Entries taken from a collection
****
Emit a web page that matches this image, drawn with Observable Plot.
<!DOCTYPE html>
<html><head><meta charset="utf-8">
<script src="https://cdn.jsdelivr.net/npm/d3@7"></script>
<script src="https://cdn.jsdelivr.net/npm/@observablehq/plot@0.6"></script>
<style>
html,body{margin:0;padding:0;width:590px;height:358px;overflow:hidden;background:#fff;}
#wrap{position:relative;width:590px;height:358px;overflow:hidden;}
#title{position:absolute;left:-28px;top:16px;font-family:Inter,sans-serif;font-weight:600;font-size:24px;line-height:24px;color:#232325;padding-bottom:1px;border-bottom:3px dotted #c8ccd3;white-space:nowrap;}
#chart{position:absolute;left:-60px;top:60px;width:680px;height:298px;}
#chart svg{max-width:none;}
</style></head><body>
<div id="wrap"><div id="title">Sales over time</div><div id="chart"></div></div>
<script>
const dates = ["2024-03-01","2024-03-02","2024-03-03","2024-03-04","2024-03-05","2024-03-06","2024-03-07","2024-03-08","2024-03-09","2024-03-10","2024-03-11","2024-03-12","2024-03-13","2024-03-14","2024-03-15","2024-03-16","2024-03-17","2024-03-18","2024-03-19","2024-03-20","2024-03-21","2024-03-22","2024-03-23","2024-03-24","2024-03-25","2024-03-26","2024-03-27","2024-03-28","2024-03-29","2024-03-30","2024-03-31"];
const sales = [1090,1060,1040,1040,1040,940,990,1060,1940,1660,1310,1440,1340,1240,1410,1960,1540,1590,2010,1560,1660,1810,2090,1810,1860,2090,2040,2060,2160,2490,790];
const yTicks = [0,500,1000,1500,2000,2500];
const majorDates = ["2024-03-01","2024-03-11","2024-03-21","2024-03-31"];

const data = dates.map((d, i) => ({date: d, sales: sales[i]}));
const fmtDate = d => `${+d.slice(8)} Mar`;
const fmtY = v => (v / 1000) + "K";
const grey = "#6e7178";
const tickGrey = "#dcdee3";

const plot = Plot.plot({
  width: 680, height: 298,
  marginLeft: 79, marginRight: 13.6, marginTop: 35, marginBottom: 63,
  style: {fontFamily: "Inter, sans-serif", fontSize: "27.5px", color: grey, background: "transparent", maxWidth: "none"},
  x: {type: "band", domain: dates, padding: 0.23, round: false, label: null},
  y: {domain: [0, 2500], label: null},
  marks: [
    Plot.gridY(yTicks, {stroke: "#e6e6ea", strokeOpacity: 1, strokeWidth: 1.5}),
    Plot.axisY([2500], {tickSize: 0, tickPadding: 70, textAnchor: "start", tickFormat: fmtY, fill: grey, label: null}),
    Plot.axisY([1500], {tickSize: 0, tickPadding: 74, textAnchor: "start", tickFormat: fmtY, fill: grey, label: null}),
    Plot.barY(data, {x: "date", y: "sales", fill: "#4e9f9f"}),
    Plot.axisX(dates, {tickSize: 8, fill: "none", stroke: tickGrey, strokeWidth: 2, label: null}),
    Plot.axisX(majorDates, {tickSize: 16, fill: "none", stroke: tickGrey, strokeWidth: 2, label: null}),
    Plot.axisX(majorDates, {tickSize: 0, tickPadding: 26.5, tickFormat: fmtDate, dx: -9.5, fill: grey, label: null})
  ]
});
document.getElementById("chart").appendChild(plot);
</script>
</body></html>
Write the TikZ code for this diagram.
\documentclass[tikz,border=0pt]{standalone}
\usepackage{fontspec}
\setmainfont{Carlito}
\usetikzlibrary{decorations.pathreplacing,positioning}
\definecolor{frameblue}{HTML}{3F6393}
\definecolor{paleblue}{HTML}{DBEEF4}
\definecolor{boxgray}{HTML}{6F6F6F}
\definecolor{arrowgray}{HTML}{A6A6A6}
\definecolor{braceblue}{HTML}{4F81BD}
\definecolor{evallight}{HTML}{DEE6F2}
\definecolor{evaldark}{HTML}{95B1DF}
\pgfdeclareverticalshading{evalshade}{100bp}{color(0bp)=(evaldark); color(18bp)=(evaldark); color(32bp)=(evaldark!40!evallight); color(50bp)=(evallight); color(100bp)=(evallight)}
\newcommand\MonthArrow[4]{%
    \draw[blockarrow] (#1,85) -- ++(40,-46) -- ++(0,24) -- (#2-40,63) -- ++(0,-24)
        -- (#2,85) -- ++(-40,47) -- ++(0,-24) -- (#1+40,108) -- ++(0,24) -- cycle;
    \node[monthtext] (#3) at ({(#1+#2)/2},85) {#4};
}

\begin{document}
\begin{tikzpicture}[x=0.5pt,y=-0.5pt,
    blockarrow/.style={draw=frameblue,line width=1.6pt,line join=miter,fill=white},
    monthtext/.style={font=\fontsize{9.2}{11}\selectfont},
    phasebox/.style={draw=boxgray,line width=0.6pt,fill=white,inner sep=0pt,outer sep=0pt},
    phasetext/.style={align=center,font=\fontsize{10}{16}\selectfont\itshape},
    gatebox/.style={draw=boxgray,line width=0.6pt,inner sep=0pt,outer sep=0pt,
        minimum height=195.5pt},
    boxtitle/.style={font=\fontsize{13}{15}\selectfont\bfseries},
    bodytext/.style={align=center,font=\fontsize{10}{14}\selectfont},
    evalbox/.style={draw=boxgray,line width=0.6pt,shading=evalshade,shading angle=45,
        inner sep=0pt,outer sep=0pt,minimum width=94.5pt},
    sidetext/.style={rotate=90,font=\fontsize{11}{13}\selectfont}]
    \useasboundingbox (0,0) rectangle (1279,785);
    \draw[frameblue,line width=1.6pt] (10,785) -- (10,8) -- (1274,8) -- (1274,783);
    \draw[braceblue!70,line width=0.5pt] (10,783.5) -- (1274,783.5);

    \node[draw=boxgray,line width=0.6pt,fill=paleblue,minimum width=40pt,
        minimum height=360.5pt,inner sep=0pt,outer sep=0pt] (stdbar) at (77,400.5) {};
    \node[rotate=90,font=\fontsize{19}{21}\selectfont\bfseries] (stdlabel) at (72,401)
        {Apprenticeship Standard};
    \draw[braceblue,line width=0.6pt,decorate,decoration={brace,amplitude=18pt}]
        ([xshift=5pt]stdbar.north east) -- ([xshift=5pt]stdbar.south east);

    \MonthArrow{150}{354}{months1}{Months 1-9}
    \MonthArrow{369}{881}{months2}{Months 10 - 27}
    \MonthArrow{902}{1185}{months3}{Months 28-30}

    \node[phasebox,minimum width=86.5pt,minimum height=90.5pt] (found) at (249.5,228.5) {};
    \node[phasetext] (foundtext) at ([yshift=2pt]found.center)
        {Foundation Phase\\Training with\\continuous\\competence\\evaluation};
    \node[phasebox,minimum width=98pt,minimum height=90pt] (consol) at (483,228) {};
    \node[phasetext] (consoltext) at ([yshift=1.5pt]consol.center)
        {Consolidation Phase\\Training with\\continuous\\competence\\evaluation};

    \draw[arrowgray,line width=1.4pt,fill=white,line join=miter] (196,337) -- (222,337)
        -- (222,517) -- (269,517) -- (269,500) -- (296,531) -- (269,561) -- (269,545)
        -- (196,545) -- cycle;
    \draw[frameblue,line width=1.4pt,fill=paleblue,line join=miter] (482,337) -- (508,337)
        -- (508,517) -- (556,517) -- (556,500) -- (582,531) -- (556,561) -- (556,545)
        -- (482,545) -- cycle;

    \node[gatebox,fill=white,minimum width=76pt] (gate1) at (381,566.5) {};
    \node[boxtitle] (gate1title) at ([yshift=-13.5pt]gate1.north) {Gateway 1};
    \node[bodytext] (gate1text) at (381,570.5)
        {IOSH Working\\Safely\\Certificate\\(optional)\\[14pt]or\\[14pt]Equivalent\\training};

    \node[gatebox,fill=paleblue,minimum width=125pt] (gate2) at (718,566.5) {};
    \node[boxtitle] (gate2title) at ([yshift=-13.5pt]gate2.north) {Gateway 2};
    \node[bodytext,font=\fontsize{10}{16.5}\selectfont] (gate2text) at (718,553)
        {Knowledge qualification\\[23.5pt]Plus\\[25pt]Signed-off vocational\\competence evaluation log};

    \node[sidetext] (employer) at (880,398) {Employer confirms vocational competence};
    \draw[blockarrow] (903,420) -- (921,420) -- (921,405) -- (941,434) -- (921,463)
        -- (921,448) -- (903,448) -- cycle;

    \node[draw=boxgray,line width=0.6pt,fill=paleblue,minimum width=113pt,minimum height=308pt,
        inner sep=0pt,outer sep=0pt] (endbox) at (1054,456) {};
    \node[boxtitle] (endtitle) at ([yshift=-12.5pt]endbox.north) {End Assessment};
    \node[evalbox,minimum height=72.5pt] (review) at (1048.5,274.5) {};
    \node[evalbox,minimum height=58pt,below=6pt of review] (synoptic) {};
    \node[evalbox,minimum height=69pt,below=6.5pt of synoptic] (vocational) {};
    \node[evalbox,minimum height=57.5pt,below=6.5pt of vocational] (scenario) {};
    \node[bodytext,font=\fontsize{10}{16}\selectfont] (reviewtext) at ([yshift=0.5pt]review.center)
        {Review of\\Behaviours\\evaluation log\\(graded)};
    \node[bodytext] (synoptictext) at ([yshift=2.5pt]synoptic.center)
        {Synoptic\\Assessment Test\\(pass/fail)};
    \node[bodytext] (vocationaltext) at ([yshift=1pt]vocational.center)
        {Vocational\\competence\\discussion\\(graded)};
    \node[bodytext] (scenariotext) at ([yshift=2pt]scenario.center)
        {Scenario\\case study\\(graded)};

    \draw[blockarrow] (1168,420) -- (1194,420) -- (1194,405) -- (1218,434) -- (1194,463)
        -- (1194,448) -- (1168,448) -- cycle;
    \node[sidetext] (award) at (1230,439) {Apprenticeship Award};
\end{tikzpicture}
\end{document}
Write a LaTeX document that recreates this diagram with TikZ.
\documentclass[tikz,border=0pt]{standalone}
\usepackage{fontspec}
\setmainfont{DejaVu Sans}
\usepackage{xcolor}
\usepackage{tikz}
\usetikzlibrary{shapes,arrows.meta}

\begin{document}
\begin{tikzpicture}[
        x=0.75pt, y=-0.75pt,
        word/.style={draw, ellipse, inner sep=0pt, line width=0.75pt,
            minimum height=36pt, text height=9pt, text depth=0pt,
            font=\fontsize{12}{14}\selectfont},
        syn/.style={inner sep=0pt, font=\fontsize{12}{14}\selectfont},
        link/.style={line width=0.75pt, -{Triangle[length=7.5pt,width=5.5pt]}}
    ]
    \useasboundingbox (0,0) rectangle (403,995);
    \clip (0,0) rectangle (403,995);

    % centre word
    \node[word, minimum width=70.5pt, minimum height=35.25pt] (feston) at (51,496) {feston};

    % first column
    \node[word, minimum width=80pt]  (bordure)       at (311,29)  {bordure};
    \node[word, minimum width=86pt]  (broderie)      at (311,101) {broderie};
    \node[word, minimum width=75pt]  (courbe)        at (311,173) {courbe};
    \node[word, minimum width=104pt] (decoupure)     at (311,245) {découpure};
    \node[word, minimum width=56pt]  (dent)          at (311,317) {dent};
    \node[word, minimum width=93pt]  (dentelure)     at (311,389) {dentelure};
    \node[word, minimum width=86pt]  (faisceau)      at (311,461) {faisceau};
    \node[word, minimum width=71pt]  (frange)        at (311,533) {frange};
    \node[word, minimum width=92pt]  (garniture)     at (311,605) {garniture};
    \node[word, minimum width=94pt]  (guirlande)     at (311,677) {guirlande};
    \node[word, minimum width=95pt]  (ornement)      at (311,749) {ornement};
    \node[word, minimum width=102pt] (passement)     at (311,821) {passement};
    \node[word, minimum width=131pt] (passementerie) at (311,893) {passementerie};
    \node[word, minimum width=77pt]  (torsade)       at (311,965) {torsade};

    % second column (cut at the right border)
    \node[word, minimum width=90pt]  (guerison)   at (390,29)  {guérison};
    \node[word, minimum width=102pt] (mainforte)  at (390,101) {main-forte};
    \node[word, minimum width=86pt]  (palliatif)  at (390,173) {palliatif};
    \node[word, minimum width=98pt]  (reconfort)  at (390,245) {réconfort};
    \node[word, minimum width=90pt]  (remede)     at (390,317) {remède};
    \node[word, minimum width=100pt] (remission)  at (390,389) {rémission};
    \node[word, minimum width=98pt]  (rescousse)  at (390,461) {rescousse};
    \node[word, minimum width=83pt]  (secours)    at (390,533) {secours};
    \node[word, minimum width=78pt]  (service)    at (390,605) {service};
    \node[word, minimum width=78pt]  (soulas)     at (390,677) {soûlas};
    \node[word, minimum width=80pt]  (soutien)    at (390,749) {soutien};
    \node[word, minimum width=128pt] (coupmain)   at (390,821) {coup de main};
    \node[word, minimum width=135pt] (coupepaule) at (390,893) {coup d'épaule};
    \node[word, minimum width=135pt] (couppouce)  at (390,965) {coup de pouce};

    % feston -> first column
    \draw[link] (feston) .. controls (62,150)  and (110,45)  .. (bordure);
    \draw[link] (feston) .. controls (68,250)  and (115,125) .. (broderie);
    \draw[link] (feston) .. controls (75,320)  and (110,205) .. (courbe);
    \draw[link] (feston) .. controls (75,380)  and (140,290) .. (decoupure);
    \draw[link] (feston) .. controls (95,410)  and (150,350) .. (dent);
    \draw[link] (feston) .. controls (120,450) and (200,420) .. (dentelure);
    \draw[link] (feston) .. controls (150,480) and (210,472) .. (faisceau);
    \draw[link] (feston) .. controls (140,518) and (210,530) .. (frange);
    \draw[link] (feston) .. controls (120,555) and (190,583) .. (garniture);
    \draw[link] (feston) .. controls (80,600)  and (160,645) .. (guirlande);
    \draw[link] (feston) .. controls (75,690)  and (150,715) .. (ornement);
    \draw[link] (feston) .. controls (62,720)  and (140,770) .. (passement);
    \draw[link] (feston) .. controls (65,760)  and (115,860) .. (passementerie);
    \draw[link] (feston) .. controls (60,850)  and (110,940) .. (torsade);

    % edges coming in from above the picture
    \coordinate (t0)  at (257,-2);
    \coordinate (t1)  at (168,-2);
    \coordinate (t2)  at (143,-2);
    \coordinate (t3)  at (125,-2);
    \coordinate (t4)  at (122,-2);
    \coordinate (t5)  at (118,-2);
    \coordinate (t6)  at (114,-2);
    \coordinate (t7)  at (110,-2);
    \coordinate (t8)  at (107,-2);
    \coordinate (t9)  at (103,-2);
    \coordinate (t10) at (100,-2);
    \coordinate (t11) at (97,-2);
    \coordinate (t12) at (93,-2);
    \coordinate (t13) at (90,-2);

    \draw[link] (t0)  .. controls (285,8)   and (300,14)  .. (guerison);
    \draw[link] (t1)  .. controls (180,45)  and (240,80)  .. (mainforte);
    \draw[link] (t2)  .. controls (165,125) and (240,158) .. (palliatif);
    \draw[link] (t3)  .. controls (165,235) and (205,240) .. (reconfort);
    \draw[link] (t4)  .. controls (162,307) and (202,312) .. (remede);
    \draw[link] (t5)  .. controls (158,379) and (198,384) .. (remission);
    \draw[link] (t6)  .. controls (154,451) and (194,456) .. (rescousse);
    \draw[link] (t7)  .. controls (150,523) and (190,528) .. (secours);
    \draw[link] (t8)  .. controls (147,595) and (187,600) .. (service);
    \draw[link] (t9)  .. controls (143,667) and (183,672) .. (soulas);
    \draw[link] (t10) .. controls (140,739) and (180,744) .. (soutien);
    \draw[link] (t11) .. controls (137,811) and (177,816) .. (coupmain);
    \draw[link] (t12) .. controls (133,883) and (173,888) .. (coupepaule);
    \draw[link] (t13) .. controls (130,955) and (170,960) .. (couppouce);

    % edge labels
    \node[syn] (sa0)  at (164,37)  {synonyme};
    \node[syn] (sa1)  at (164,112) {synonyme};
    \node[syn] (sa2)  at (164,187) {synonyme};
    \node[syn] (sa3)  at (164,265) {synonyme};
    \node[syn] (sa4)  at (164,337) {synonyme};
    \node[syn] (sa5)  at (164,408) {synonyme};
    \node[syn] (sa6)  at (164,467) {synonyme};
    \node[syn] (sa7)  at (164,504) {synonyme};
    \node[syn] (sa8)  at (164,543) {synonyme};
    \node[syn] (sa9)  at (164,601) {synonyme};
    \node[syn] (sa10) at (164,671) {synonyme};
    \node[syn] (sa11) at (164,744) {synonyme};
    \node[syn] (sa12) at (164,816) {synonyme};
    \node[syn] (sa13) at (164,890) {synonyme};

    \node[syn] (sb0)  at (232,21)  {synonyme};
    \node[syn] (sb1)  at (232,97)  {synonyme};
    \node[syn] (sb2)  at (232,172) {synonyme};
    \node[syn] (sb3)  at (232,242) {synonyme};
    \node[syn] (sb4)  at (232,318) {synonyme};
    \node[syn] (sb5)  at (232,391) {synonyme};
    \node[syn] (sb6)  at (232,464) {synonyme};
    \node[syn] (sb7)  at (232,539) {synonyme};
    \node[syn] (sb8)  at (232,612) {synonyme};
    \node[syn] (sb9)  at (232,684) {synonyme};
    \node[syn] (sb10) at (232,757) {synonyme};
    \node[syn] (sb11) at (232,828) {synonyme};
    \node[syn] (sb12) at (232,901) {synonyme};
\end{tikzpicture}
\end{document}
****
◆ **WHAT THIS TASK INVOLVES**:
Output exactly one stretch of the listing: from the line containing "Write a LaTeX" through the line containing "minimum width=70.5pt, minimum", both end lines included.

◆ **CORRECT RESULT**:
Write a LaTeX document that recreates this diagram with TikZ.
\documentclass[tikz,border=0pt]{standalone}
\usepackage{fontspec}
\setmainfont{DejaVu Sans}
\usepackage{xcolor}
\usepackage{tikz}
\usetikzlibrary{shapes,arrows.meta}

\begin{document}
\begin{tikzpicture}[
        x=0.75pt, y=-0.75pt,
        word/.style={draw, ellipse, inner sep=0pt, line width=0.75pt,
            minimum height=36pt, text height=9pt, text depth=0pt,
            font=\fontsize{12}{14}\selectfont},
        syn/.style={inner sep=0pt, font=\fontsize{12}{14}\selectfont},
        link/.style={line width=0.75pt, -{Triangle[length=7.5pt,width=5.5pt]}}
    ]
    \useasboundingbox (0,0) rectangle (403,995);
    \clip (0,0) rectangle (403,995);

    % centre word
    \node[word, minimum width=70.5pt, minimum height=35.25pt] (feston) at (51,496) {feston};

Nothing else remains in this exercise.